Regulated Platform Leadership
Summary
From constraint to advantage—I turn regulatory complexity into a delivery asset.
Regulated platforms don't fail gracefully. A bad deploy in fintech isn't a rollback—it's a compliance event, a revenue hit, and an erosion of user trust. I lead engineering organizations where PCI DSS, SOC 2, and enterprise governance aren't obstacles to velocity—they're the architecture that makes velocity safe.
What this looks like
Compliance-aware delivery — Release practices designed around audit requirements, not retrofitted after the fact.

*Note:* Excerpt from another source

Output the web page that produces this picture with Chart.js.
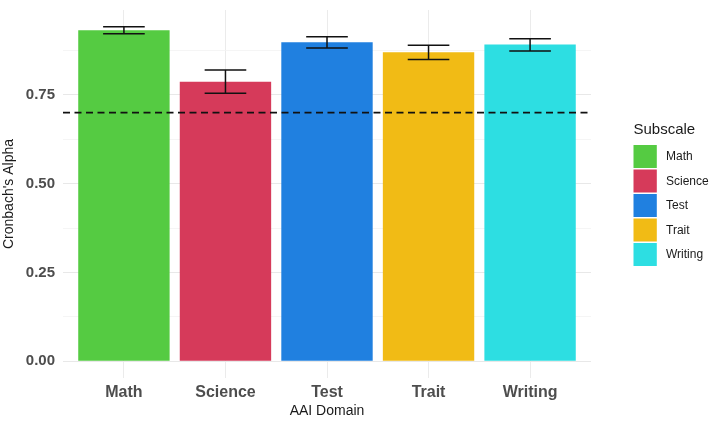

Risk as a first-class signal — Error budgets, fraud patterns, and incident data drive priorities alongside the product roadmap.
Zero-downtime operations — Bank migrations, platform transitions, and major releases executed without service interruption.
Governance as enablement — Integration contracts and API boundaries that let teams iterate fast inside enterprise constraints.
Why this matters
Most engineering leaders treat regulation as friction. I treat it as a design constraint—one that, when respected, produces platforms that scale with confidence rather than accumulating hidden liability.
How I’ve done it
Dayforce — Paused feature delivery to address fraud exposure on a $7B+ transaction platform, reducing losses by 82% and completing a zero-downtime U.S. bank migration.
iSeatz — Engineered YAML-based integration contracts enabling biweekly mobile releases inside American Express’s monthly governance cadence.
Quore — Halted roadmap expansion to remediate architectural debt, achieving 99.98% crash-free rate across 50 countries.